As many readers of my blog know, I dig older guys. I don't know why, but guys over fifty turn my crank in a big way. Guys over forty-five, let's say, because James May is only in his forties, and he's like, my number one dreamy older guy. But I digress.
I like a lot of older guys, but just being over the proverbial hill isn't the defining quality that makes me think, "Huh, I would like to get on that, albeit carefully, as he isn't as young as he used to be." One famous older man who I absolutely adore, but not in a "Yeah, I'd do him," kind of way is John Lithgow.
John Lithgow is awesome. He wrote a children's book about a squirrel, and it's so cool, you just have to read it for yourself. In fact, he's written a lot of really cool books for kids. He was also in the most freaking awesome show ever, 3rd Rock From The Sun. And he played a serial killer on Dexter. And that's where my story takes a horrible turn.
I started watching Dexter at the urging of two of my friends, Scott and Jill, and once I started, I was hooked. It's one of the best shows on television, as far as I'm concerned, but then again I don't really watch tv. Anyway, it's awesome, and I busted through three seasons in four days.
And then I got to season four. Let me set the scene. I'm watching Season four on my laptop. I'm working on three concurrent writing projects for Abigail right now, so I'm doing double duty, writing and watching Dexter. I look up, and there's man butt. Actually, not bad man butt. My interest is piqued.

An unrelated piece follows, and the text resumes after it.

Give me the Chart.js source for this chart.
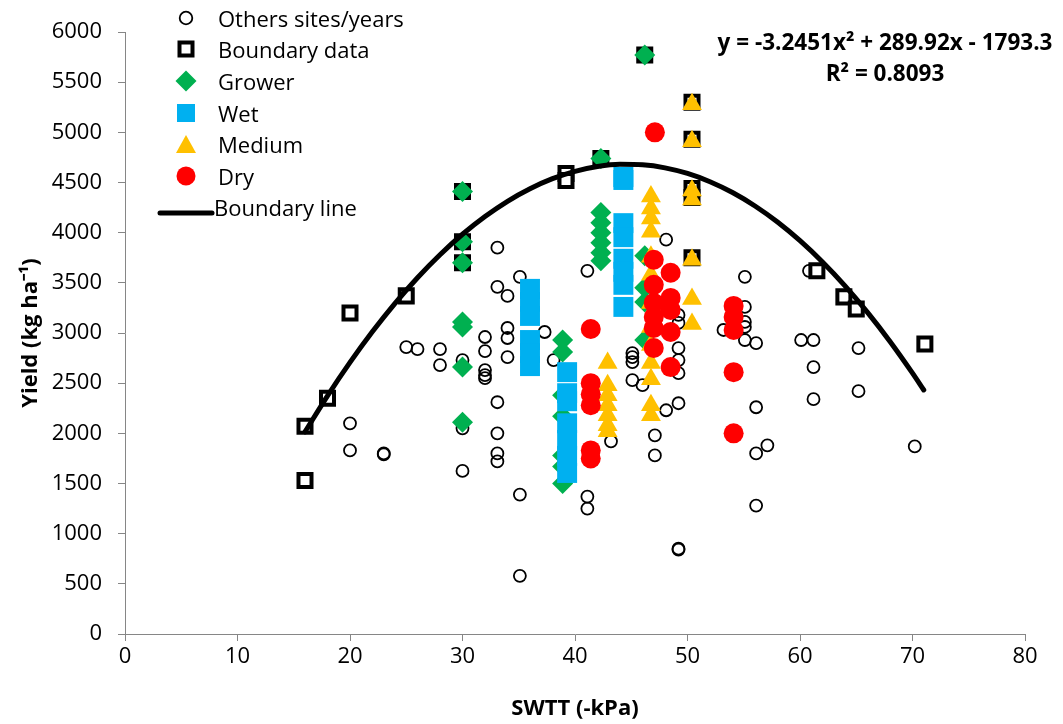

And then I notice it's John Lithgow.
Now, I'm faced with a conundrum. John Lithgow has an awesome booty. How do I reconcile this knowledge with the kindly face of my favorite alien on 3rd Rock? How do I read Micawber to my children without thinking of what a nice butt the author has?
This is why there needs to be some kind of nudity early warning system. When I watched Boardwalk Empire, I was fully aware that yes, it's an HBO series, I was probably going to see Steve Buscemi nude. But there are some celebrities you just don't expect to see naked, especially in the four season of a show that has relatively little nudity.
Granted, it wasn't sexual nudity. But now I know he has a nice ass, I have to put John Lithgow on my "I'd hit that" list, which is already pretty long. Now, I'm going to have to reorder my list, figure out some kind of filing system, and it's going to fuck my whole day up.